— begin Dataset entries —

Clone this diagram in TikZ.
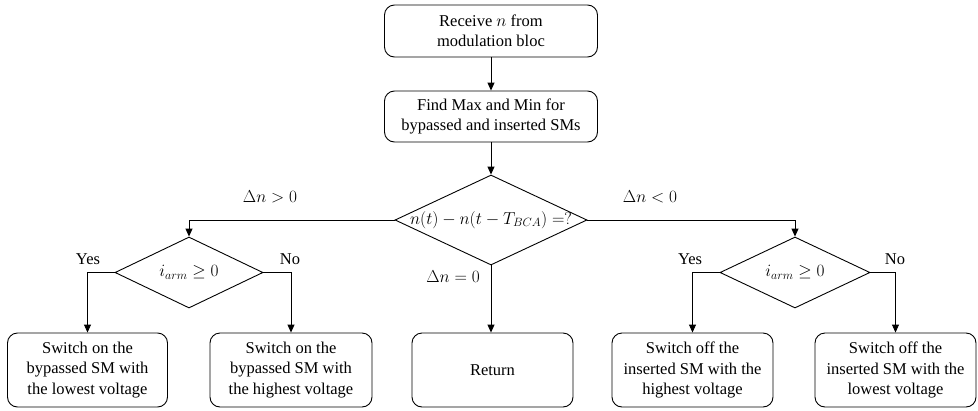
\documentclass[tikz,border=0pt]{standalone}
\usepackage{fontspec}
\setmainfont{Liberation Serif}
\usetikzlibrary{arrows.meta,shapes.geometric}
\begin{document}
\begin{tikzpicture}[x=1pt,y=-1pt,
  every node/.style={font=\fontsize{16.5}{20.5}\selectfont},
  proc/.style={draw, line width=0.9pt, rounded corners=10pt, align=center, inner sep=0pt},
  cond/.style={draw, line width=0.9pt, diamond, inner sep=0pt},
  flow/.style={draw, line width=0.9pt, -{Triangle[length=8pt,width=7pt]}},
  lbl/.style={inner sep=1pt}
]
\useasboundingbox (0,0) rectangle (978,410);

% process boxes
\node[proc, minimum width=213pt, minimum height=52pt] (recv) at (491,31) {Receive $n$ from\\modulation bloc};
\node[proc, minimum width=213pt, minimum height=51pt] (find) at (491,116.5) {Find Max and Min for\\bypassed and inserted SMs};

% main decision
\node[cond, minimum width=192pt, minimum height=90pt] (main) at (491,220) {};
\node (maintxt) at (main.center) {$n(t)-n(t-T_{BCA})=?$};

% arm current decisions
\node[cond, minimum width=148pt, minimum height=71pt] (dl) at (189,272.5) {};
\node (dltxt) at (dl.center) {$i_{arm}\geq 0$};
\node[cond, minimum width=150pt, minimum height=71pt] (dr) at (795,272.5) {};
\node (drtxt) at (dr.center) {$i_{arm}\geq 0$};

% result boxes
\node[proc, minimum width=160pt, minimum height=74pt] (b1) at (87.5,370) {Switch on the\\bypassed SM with\\the lowest voltage};
\node[proc, minimum width=162pt, minimum height=74pt] (b2) at (291,370) {Switch on the\\bypassed SM with\\the highest voltage};
\node[proc, minimum width=161pt, minimum height=74pt] (ret) at (492.5,370) {Return};
\node[proc, minimum width=161pt, minimum height=74pt] (b3) at (692.5,370) {Switch off the\\inserted SM with the\\highest voltage};
\node[proc, minimum width=161pt, minimum height=74pt] (b4) at (895.5,370) {Switch off the\\inserted SM with the\\lowest voltage};

% connectors
\draw[flow] (recv) -- (find);
\draw[flow] (find) -- (main);
\draw[flow] (main.west) -| (dl.north);
\draw[flow] (main.east) -| (dr.north);
\draw[flow] (main.south) -- (main.south |- ret.north);
\draw[flow] (dl.west) -| (b1.north);
\draw[flow] (dl.east) -| (b2.north);
\draw[flow] (dr.west) -| (b3.north);
\draw[flow] (dr.east) -| (b4.north);

% branch labels
\node[lbl] (gt) at (270,197) {$\Delta n>0$};
\node[lbl] (lt) at (650,197) {$\Delta n<0$};
\node[lbl] (eq) at (453,277) {$\Delta n=0$};
\node[lbl] (y1) at (88,259) {Yes};
\node[lbl] (n1) at (290,259) {No};
\node[lbl] (y2) at (690,259) {Yes};
\node[lbl] (n2) at (895,259) {No};
\end{tikzpicture}
\end{document}
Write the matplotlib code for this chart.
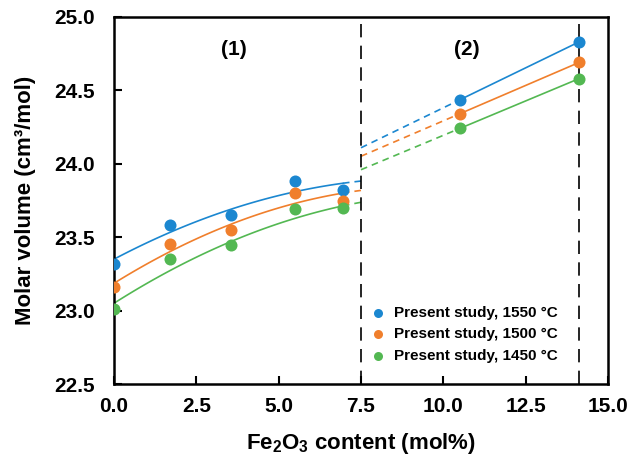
import numpy as np
import matplotlib
matplotlib.use('Agg')
import matplotlib.pyplot as plt

plt.rcParams['font.family'] = ['Liberation Sans', 'DejaVu Sans']
plt.rcParams['font.weight'] = 'bold'
plt.rcParams['mathtext.fontset'] = 'custom'
plt.rcParams['mathtext.rm'] = 'Liberation Sans:bold'
plt.rcParams['mathtext.bf'] = 'Liberation Sans:bold'

# region (1) data
x1 = [0.0, 1.7, 3.55, 5.5, 6.95]
v1550_1 = [23.32, 23.58, 23.65, 23.88, 23.82]
v1500_1 = [23.16, 23.45, 23.55, 23.80, 23.745]
v1450_1 = [23.01, 23.35, 23.445, 23.69, 23.70]

# trendline coefficients for region (1): a + b*x + c*x^2
fit1550 = [23.35, 0.1181, -0.00629]
fit1500 = [23.186, 0.1392, -0.00732]
fit1450 = [23.05, 0.1422, -0.00674]

# region (2) data
x2 = [10.5, 14.13]
v1550_2 = [24.435, 24.83]
v1500_2 = [24.34, 24.69]
v1450_2 = [24.24, 24.58]

labels = ['Present study, 1550 °C', 'Present study, 1500 °C', 'Present study, 1450 °C']
colors = ['#1b87d0', '#f07f2c', '#53b852']
boundary = 7.5
x_end = 14.13

fig = plt.figure(figsize=(6.3, 4.55), dpi=100)
ax = fig.add_axes([0.181, 0.156, 0.784, 0.807])

series1 = [v1550_1, v1500_1, v1450_1]
series2 = [v1550_2, v1500_2, v1450_2]
fits = [fit1550, fit1500, fit1450]

for s1, s2, f, c, lab in zip(series1, series2, fits, colors, labels):
    a, b, k = f
    xs = np.linspace(0, x1[-1], 100)
    ax.plot(xs, a + b * xs + k * xs ** 2, color=c, lw=1.2)
    xd = np.linspace(x1[-1], boundary, 10)
    ax.plot(xd, a + b * xd + k * xd ** 2, color=c, lw=1.2, ls=(0, (4, 3)))
    # linear in region 2, extended back to the boundary
    q = np.polyfit(x2, s2, 1)
    ax.plot(x2, s2, color=c, lw=1.2)
    xe = np.array([boundary, x2[0]])
    ax.plot(xe, np.polyval(q, xe), color=c, lw=1.2, ls=(0, (4, 3)))
    ax.scatter(x1 + x2, s1 + s2, s=75, color=c, zorder=5, label=lab, linewidths=0)

ax.axvline(boundary, color='black', lw=1.2, ls=(0, (8, 5)))
ax.axvline(x_end, color='black', lw=1.2, ls=(0, (8, 5)))

ax.text(3.65, 24.78, '(1)', fontsize=15, fontweight='bold', ha='center', va='center')
ax.text(10.72, 24.78, '(2)', fontsize=15, fontweight='bold', ha='center', va='center')

ax.set_xlim(0, 15)
ax.set_ylim(22.5, 25.0)
xt = np.arange(0, 15.1, 2.5)
yt = np.arange(22.5, 25.01, 0.5)
ax.set_xticks(xt)
ax.set_yticks(yt)
ax.set_xticklabels(['%.1f' % v for v in xt])
ax.set_yticklabels(['%.1f' % v for v in yt])
ax.tick_params(direction='in', length=6, width=1.5, labelsize=15)
ax.tick_params(axis='y', pad=14)
ax.tick_params(axis='x', pad=9)
for sp in ax.spines.values():
    sp.set_linewidth(1.8)

ax.set_xlabel('Fe$_2$O$_3$ content (mol%)', fontsize=16, fontweight='bold', labelpad=11)
ax.set_ylabel('Molar volume (cm³/mol)', fontsize=16, fontweight='bold', labelpad=13)

ax.legend(loc='lower right', bbox_to_anchor=(0.91, 0.041), frameon=False, fontsize=11,
          handletextpad=0.0, markerscale=0.75, labelspacing=0.5, borderaxespad=0)

fig.savefig('out.png', dpi=100)
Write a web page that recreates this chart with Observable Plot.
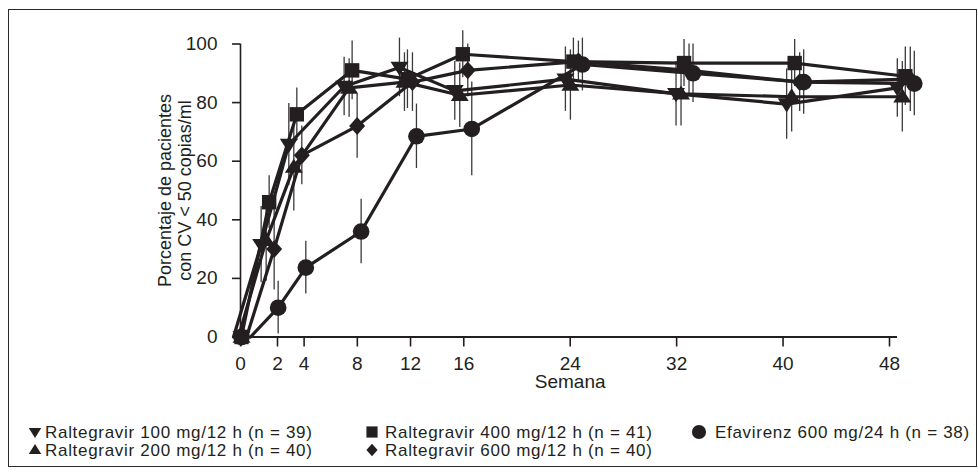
<!DOCTYPE html>
<html>
<head>
<meta charset="utf-8">
<script src="https://cdn.jsdelivr.net/npm/d3@7"></script>
<script src="https://cdn.jsdelivr.net/npm/@observablehq/plot@0.6"></script>
<style>
  html, body { margin: 0; padding: 0; background: #fff; }
  #wrap { position: relative; width: 978px; height: 472px; overflow: hidden; font-family: "Liberation Sans", Arial, Helvetica, sans-serif; color: #231f20; }
  #frame { position: absolute; left: 8px; top: 9px; width: 969px; height: 458px; border: 1px solid #2a2a2a; box-sizing: border-box; }
  .layer { position: absolute; left: 0; top: 0; }
  .leg { position: absolute; font-size: 17px; line-height: 17px; letter-spacing: 0.7px; white-space: nowrap; }
  .legsym { position: absolute; }
</style>
</head>
<body>
<div id="wrap"><div id="frame"></div></div>
<script>
// ---- data ----
const weeks = [0, 2, 4, 8, 12, 16, 24, 32, 40, 48];
const xTicks = [0, 2, 4, 8, 12, 16, 24, 32, 40, 48];
const yTicks = [0, 20, 40, 60, 80, 100];
const seriesNames = [
  "Raltegravir 100 mg/12 h (n = 39)",
  "Raltegravir 200 mg/12 h (n = 40)",
  "Raltegravir 400 mg/12 h (n = 41)",
  "Raltegravir 600 mg/12 h (n = 40)",
  "Efavirenz 600 mg/24 h (n = 38)"
];
const r100 = [0, 31.5, 65.7, 85.5, 92, 84, 88, 83, 79.5, 85];
const r200 = [0, 33, 58, 85, 87, 82.5, 86, 83, 82, 82];
const r400 = [0, 46, 76, 91, 88, 96.5, 94, 93.5, 93.5, 89];
const r600 = [0, 30, 62, 72, 87, 91, 94, 91, 87, 88];
const efv  = [0, 10, 23.7, 36, 68.5, 71, 93, 90, 87, 86.5];
// half-width of the error bars
const r100Err = [0, 13, 14, 10, 10, 10, 11, 11, 12, 10];
const r200Err = [0, 14, 15, 10, 10, 11, 12, 11, 12, 12];
const r400Err = [0, 9, 9, 10, 10, 8, 8, 8, 8, 10];
const r600Err = [0, 14, 10, 11, 10, 9, 7, 9, 10, 11];
const efvErr  = [0, 9, 9, 11, 11, 16, 9, 10, 11, 11];
const yTitle = "Porcentaje de pacientes\ncon CV < 50 copias/ml";
const xTitle = "Semana";

// ---- symbols ----
const ink = "#231f20";
const rOf = s => Math.sqrt(s / Math.PI);
const triDown = {draw(c, s) { const r = rOf(s); c.moveTo(-1.12*r, -0.72*r); c.lineTo(1.12*r, -0.72*r); c.lineTo(0, 1.05*r); c.closePath(); }};
const triUp = {draw(c, s) { const r = rOf(s); c.moveTo(-1.12*r, 0.72*r); c.lineTo(1.12*r, 0.72*r); c.lineTo(0, -1.05*r); c.closePath(); }};
const square = {draw(c, s) { const r = rOf(s); c.rect(-0.9*r, -0.9*r, 1.8*r, 1.8*r); }};
const diamond = {draw(c, s) { const r = rOf(s); c.moveTo(0, -1.12*r); c.lineTo(1.0*r, 0); c.lineTo(0, 1.12*r); c.lineTo(-1.0*r, 0); c.closePath(); }};
const circle = {draw(c, s) { const r = rOf(s); c.moveTo(1.04*r, 0); c.arc(0, 0, 1.04*r, 0, 2*Math.PI); }};

const values = [r100, r200, r400, r600, efv];
const errs = [r100Err, r200Err, r400Err, r600Err, efvErr];
const symbols = [triDown, triUp, square, diamond, circle];
const dodge = [-8, -3, 0, 5, 9];

const series = seriesNames.map((name, i) => ({
  name, symbol: symbols[i], dx: dodge[i],
  points: weeks.map((w, j) => ({week: w, value: values[i][j], err: errs[i][j]}))
}));

const W = 978, H = 400, MT = 43.5, MB = 63.5;
const font = '"Liberation Sans", Arial, Helvetica, sans-serif';

// ---- axes layer ----
const axes = Plot.plot({
  width: W, height: H,
  marginLeft: 240, marginRight: 89, marginTop: MT, marginBottom: MB,
  x: {type: "linear", domain: [0, 2, 48], range: [240, 277, 889]},
  y: {domain: [0, 100]},
  style: {fontFamily: font, fontSize: "19px", color: ink, background: "transparent", overflow: "visible"},
  marks: [
    Plot.ruleY([0], {x1: -0.35, x2: 48.6, stroke: ink, strokeWidth: 2}),
    Plot.ruleX([0], {y1: 0, y2: 100, stroke: ink, strokeWidth: 1.6}),
    Plot.axisY(yTicks, {tickSize: 8, tickPadding: 15, fontSize: 19, strokeWidth: 1.6, label: null, style: {letterSpacing: "0.6px"}}),
    Plot.axisX(xTicks, {tickSize: 10, tickPadding: 9, fontSize: 19, strokeWidth: 1.6, label: null, style: {letterSpacing: "0.6px"}}),
    Plot.text([yTitle], {text: d => d, frameAnchor: "left", textAnchor: "middle", rotate: -90, dx: -66, fontSize: 18, lineHeight: 1.12, fill: ink}),
    Plot.text([xTitle], {text: d => d, x: 24, frameAnchor: "bottom", dy: 51, fontSize: 19, fill: ink, style: {letterSpacing: "0.6px"}})
  ]
});

// ---- data layer ----
const dataMarks = [];
for (const s of series) {
  dataMarks.push(Plot.ruleX(s.points.filter(d => d.err > 0), {x: "week", y1: d => d.value - d.err, y2: d => d.value + d.err, dx: s.dx, stroke: "#3a3a3a", strokeWidth: 1.3}));
}
for (const s of series) {
  dataMarks.push(Plot.line(s.points, {x: "week", y: "value", dx: s.dx, stroke: ink, strokeWidth: 3.2, strokeLinejoin: "round"}));
}
// week 0: all groups coincide, drawn without dodge (square on top)
for (const i of [0, 1, 3, 4, 2]) {
  const s = series[i];
  dataMarks.push(Plot.dot(s.points.filter(d => d.week === 0), {x: "week", y: "value", symbol: s.symbol, r: 8, fill: ink, stroke: "none"}));
}
for (const s of series) {
  dataMarks.push(Plot.dot(s.points.filter(d => d.week > 0), {x: "week", y: "value", dx: s.dx, symbol: s.symbol, r: 8, fill: ink, stroke: "none"}));
}
const data = Plot.plot({
  width: W, height: H,
  marginLeft: 241, marginRight: 73.2, marginTop: MT, marginBottom: MB,
  x: {domain: [0, 48], axis: null},
  y: {domain: [0, 100], axis: null},
  style: {background: "transparent", overflow: "visible"},
  marks: dataMarks
});

const wrap = document.getElementById("wrap");
axes.classList.add("layer");
data.classList.add("layer");
wrap.appendChild(axes);
wrap.appendChild(data);

// ---- legend ----
const legendPos = [
  {sx: 35, tx: 45, cy: 432},
  {sx: 35, tx: 45, cy: 450},
  {sx: 372, tx: 385, cy: 432},
  {sx: 372, tx: 385, cy: 450},
  {sx: 699, tx: 715, cy: 432}
];
const legSize = [5.6, 5.6, 6.2, 5.6, 6.8];
series.forEach((s, i) => {
  const p = legendPos[i];
  const sz = legSize[i];
  const sym = d3.create("svg").attr("class", "legsym").attr("width", 20).attr("height", 20)
    .style("left", (p.sx - 10) + "px").style("top", (p.cy - 10) + "px");
  sym.append("path").attr("transform", "translate(10,10)")
    .attr("d", d3.symbol(s.symbol, sz * sz * Math.PI)()).attr("fill", ink);
  wrap.appendChild(sym.node());
  const t = document.createElement("div");
  t.className = "leg";
  t.style.left = p.tx + "px";
  t.style.top = (p.cy - 8.5) + "px";
  t.textContent = s.name;
  wrap.appendChild(t);
});
</script>
</body>
</html>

— end Dataset entries —

Exercise directions — Leave out the pictures and restate, word for word, the lines from the top of the data through the line containing "(0,0) rectangle (978,410);", both included.

Task solution —
Clone this diagram in TikZ.
\documentclass[tikz,border=0pt]{standalone}
\usepackage{fontspec}
\setmainfont{Liberation Serif}
\usetikzlibrary{arrows.meta,shapes.geometric}
\begin{document}
\begin{tikzpicture}[x=1pt,y=-1pt,
  every node/.style={font=\fontsize{16.5}{20.5}\selectfont},
  proc/.style={draw, line width=0.9pt, rounded corners=10pt, align=center, inner sep=0pt},
  cond/.style={draw, line width=0.9pt, diamond, inner sep=0pt},
  flow/.style={draw, line width=0.9pt, -{Triangle[length=8pt,width=7pt]}},
  lbl/.style={inner sep=1pt}
]
\useasboundingbox (0,0) rectangle (978,410);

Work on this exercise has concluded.